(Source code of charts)
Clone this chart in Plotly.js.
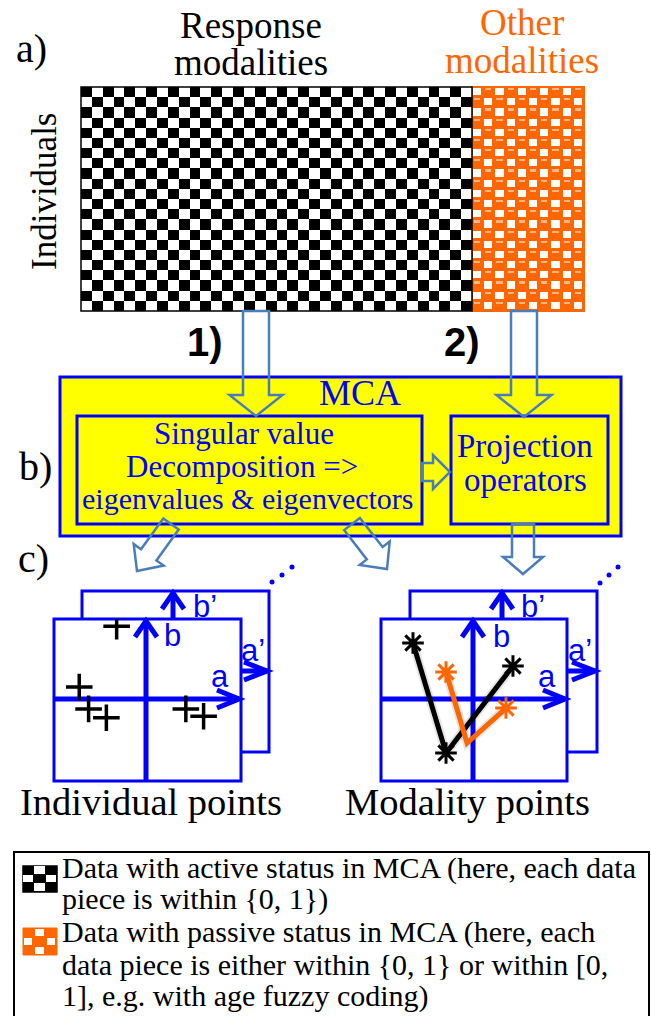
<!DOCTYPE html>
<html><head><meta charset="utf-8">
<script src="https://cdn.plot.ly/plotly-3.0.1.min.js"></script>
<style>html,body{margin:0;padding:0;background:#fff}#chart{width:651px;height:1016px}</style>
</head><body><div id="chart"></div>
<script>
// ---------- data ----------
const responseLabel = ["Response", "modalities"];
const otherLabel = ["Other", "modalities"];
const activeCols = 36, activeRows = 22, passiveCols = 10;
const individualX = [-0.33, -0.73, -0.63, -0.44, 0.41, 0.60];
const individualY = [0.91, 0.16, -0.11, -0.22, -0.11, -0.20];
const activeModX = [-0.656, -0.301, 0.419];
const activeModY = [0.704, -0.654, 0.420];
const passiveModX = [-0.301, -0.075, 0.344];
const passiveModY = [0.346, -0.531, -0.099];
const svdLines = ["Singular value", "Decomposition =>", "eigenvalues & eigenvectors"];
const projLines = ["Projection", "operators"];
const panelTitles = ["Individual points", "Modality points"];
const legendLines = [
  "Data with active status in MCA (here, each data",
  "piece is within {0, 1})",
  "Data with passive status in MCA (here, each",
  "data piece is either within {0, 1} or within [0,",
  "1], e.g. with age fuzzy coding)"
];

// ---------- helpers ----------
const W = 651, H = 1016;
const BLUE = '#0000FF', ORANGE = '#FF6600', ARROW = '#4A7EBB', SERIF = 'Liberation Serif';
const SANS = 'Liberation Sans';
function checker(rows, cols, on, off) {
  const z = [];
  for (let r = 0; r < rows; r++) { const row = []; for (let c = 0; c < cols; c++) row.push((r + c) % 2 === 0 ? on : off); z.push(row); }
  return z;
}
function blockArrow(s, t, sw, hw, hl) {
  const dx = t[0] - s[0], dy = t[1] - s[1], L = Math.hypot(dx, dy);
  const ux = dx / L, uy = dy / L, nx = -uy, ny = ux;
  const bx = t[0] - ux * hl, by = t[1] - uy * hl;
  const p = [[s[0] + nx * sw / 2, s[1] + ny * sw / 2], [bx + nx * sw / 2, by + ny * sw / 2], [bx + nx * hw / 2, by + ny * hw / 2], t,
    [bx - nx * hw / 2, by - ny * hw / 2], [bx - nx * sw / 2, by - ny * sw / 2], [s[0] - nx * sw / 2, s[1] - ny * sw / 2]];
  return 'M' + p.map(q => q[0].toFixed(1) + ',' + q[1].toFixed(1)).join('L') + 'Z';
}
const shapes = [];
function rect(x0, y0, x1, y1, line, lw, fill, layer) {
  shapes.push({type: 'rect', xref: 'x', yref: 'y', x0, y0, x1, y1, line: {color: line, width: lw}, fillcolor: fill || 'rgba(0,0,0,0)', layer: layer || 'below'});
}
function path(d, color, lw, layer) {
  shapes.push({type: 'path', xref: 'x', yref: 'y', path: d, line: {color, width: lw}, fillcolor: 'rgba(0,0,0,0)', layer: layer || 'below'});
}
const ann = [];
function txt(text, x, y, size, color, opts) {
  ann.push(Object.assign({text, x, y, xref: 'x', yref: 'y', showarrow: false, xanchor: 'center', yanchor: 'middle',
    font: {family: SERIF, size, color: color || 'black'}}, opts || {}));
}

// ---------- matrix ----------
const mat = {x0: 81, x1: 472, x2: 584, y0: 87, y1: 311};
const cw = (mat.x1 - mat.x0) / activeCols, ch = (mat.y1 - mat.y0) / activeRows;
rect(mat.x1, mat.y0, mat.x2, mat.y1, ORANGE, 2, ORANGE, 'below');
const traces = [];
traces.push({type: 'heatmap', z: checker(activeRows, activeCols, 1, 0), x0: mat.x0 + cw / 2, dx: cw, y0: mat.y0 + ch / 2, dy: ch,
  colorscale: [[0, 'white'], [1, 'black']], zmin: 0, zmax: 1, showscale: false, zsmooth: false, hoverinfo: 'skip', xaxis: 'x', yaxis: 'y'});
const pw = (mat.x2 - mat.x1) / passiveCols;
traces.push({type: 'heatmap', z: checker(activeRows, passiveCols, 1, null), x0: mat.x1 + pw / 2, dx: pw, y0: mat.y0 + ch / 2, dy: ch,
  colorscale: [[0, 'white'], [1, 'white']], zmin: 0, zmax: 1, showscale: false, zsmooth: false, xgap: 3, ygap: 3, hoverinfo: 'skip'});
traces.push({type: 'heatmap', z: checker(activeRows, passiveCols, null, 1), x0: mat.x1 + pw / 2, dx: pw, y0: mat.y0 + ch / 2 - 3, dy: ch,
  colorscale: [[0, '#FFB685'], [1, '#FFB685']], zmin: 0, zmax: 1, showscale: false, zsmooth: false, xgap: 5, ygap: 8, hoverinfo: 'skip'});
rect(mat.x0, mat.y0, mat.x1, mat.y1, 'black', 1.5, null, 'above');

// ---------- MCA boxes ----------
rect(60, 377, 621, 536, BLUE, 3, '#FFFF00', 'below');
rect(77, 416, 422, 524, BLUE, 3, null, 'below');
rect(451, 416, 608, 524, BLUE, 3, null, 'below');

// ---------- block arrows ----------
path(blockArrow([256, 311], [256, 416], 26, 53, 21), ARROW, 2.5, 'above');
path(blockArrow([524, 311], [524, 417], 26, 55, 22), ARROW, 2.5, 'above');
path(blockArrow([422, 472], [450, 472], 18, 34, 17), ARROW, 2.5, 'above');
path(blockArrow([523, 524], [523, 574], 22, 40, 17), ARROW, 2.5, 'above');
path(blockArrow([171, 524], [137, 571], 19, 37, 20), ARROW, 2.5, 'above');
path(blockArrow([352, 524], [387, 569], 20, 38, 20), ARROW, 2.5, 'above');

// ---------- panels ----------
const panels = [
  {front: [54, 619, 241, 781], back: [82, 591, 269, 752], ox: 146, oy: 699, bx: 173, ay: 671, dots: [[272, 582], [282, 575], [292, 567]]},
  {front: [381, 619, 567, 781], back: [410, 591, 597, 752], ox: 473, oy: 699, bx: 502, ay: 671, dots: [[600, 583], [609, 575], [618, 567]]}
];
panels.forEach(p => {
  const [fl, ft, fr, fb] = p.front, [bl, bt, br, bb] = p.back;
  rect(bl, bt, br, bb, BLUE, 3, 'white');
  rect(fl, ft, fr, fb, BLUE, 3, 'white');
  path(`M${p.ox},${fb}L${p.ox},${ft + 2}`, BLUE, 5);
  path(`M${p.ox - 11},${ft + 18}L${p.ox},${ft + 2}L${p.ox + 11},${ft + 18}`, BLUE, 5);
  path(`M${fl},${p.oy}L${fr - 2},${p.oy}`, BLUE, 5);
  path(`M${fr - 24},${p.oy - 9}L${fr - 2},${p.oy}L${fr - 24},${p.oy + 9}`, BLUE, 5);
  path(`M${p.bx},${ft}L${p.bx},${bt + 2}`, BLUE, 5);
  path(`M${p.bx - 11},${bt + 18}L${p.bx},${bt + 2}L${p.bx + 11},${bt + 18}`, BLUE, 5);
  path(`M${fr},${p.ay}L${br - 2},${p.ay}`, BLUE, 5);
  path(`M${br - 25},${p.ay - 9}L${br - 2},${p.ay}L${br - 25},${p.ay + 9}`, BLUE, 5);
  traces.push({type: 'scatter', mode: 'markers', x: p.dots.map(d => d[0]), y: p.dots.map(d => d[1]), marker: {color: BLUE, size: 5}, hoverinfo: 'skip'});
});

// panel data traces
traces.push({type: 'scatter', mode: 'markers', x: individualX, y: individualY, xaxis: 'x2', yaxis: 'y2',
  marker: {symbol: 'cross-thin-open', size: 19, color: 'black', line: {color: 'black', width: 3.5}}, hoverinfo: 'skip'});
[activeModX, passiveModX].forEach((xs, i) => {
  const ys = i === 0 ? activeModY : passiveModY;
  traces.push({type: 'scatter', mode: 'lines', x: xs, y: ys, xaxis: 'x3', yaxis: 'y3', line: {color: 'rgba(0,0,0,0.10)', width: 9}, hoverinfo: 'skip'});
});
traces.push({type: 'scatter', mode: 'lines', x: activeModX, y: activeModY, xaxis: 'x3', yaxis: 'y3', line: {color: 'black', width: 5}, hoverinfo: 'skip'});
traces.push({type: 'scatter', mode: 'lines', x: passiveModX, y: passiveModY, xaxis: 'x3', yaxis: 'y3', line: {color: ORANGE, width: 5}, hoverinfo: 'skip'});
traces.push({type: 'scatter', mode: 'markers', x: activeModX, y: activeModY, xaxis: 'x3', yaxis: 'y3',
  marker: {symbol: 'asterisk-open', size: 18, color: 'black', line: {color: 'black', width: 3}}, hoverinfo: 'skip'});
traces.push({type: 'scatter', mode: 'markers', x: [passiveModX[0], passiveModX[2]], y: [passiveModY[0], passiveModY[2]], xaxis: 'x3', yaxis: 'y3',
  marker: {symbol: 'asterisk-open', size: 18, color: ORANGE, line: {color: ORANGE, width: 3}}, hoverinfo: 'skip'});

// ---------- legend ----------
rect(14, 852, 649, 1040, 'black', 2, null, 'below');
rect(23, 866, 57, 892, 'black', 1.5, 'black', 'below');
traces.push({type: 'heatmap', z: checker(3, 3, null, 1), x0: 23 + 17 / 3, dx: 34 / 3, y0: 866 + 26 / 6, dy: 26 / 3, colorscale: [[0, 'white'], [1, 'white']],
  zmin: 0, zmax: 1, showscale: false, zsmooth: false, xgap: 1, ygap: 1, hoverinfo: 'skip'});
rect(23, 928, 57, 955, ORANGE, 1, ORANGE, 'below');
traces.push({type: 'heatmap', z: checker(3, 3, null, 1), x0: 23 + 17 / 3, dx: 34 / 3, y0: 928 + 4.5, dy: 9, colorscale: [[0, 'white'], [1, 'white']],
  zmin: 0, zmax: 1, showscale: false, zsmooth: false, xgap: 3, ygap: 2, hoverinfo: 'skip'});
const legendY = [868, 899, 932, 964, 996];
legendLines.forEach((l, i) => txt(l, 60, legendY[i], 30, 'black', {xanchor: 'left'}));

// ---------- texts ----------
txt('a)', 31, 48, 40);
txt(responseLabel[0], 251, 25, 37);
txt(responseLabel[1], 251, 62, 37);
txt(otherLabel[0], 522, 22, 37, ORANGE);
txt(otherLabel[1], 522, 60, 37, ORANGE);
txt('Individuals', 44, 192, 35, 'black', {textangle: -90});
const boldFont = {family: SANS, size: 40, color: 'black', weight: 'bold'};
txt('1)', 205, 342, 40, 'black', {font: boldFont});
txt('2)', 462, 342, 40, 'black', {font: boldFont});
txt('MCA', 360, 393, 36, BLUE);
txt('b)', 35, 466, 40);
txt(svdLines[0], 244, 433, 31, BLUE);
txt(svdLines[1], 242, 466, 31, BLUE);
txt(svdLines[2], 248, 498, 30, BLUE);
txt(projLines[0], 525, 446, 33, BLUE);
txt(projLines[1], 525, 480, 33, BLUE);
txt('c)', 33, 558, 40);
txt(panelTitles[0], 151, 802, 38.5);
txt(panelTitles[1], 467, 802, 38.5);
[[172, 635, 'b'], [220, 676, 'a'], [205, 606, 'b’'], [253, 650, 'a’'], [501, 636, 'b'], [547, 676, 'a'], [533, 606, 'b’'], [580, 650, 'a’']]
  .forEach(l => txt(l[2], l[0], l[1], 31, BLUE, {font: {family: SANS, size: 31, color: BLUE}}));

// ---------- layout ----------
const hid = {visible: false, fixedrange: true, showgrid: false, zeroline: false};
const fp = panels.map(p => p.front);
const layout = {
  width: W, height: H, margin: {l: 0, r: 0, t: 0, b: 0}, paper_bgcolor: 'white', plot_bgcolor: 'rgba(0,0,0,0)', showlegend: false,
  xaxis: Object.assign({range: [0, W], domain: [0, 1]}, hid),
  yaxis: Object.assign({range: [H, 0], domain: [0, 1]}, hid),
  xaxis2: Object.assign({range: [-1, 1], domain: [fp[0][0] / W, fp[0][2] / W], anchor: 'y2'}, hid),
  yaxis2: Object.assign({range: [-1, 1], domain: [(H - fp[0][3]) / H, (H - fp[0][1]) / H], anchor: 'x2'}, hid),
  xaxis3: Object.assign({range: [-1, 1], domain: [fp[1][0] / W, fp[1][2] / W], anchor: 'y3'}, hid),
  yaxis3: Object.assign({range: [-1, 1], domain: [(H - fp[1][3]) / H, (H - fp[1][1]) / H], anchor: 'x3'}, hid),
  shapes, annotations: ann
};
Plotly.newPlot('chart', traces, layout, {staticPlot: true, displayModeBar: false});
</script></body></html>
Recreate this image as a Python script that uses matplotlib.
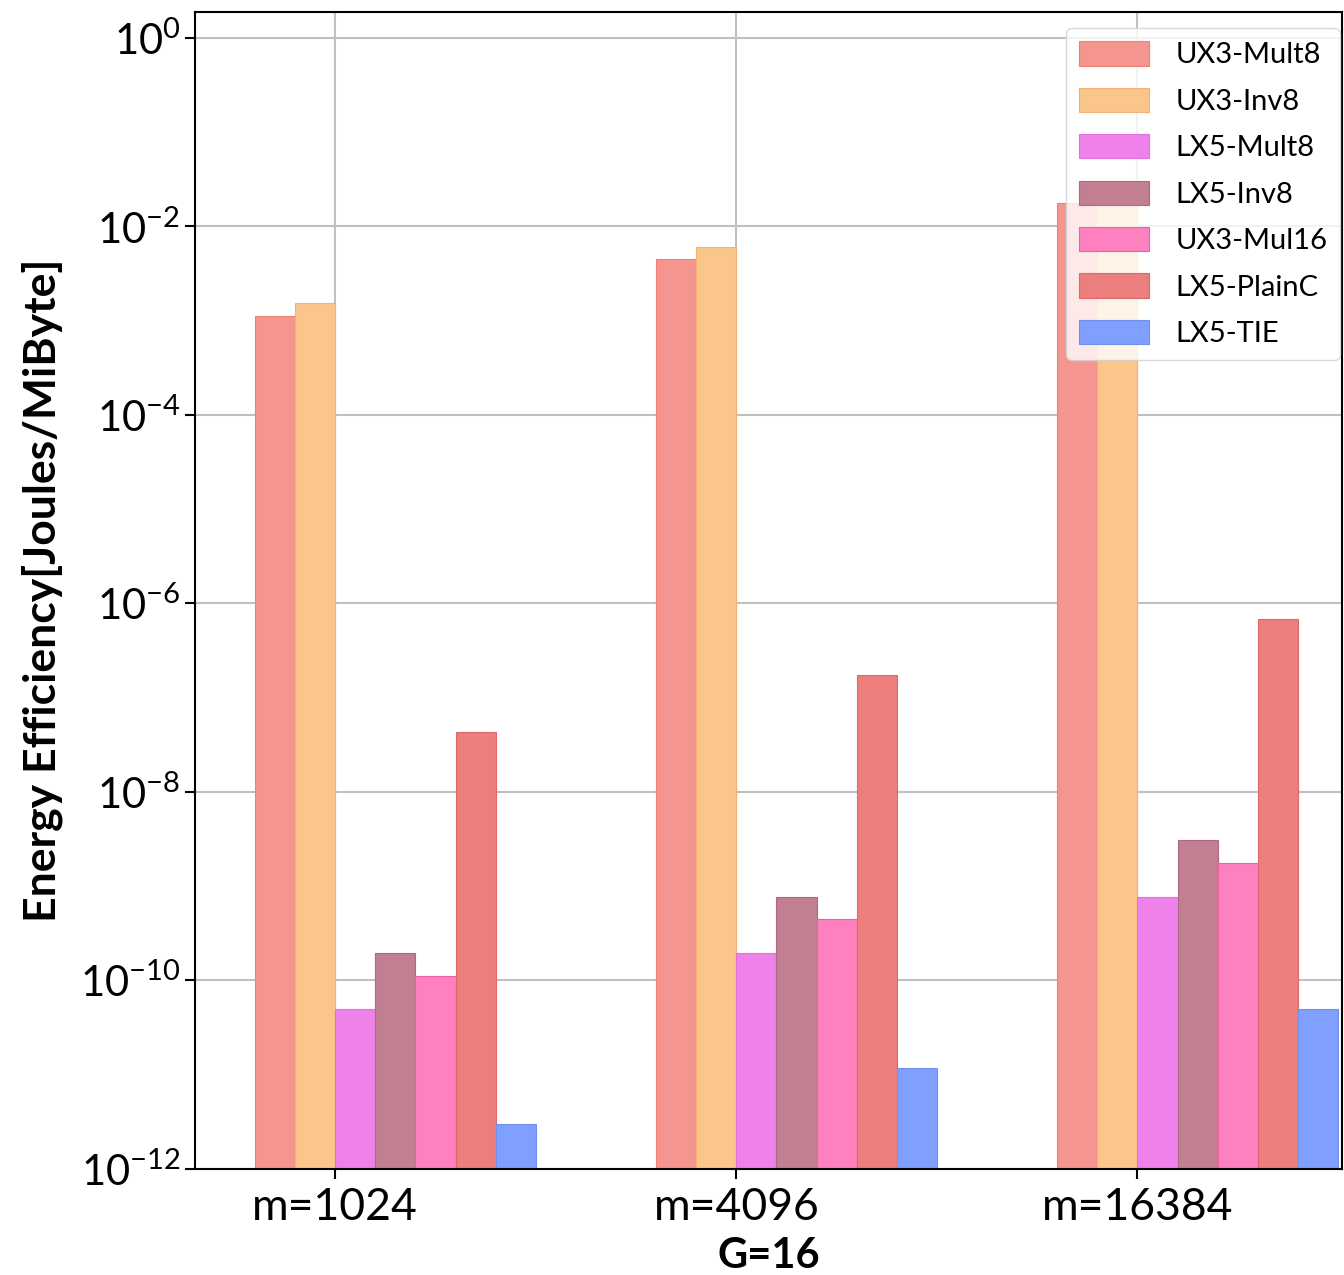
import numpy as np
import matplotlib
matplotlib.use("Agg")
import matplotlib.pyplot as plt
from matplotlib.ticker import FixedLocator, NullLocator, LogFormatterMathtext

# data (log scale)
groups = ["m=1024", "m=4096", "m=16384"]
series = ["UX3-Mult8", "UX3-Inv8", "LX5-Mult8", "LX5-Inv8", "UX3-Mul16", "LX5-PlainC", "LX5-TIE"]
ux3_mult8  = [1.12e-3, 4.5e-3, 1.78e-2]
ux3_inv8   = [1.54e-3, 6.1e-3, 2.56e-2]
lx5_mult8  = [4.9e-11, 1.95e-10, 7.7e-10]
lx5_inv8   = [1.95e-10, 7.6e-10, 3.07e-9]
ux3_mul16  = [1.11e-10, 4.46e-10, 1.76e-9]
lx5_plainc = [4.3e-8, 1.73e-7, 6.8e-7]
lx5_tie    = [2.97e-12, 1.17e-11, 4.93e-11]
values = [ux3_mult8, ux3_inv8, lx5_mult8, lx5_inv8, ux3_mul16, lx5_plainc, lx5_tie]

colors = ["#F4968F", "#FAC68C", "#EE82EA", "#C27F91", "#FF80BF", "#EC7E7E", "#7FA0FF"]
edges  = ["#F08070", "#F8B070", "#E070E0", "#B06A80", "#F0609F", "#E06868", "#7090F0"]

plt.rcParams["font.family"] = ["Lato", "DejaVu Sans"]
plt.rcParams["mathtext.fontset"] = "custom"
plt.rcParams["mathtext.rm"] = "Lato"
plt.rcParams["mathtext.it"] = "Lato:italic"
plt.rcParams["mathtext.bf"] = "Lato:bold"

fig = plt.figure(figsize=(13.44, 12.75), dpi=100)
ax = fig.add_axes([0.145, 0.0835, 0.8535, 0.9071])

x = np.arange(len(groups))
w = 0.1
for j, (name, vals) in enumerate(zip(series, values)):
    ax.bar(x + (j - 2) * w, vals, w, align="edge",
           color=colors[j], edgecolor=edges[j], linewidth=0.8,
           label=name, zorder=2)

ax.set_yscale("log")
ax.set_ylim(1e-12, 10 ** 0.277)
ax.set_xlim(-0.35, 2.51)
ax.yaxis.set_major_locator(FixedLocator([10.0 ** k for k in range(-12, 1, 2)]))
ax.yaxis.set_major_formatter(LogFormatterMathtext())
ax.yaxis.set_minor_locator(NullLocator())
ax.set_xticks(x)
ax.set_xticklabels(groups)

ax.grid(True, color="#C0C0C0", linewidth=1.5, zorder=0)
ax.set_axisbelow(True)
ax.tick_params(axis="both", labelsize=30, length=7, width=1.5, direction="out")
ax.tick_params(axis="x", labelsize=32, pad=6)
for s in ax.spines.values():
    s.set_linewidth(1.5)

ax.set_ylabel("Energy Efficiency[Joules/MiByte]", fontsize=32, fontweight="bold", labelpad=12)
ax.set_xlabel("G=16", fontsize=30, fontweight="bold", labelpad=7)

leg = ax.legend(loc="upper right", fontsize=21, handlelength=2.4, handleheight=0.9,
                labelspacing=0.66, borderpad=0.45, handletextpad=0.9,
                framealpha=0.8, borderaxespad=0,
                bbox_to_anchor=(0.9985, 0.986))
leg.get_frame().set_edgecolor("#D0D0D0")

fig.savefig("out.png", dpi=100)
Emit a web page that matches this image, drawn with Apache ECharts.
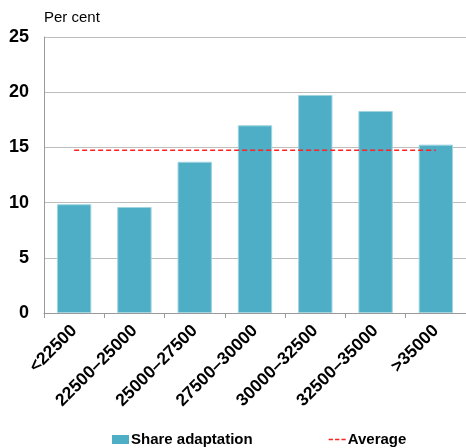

:: Short task ::
Where a line in the entries holds "image", copy that line.

:: Response to this task ::
Recreate this image as a Python script that uses matplotlib.
Emit a web page that matches this image, drawn with Apache ECharts.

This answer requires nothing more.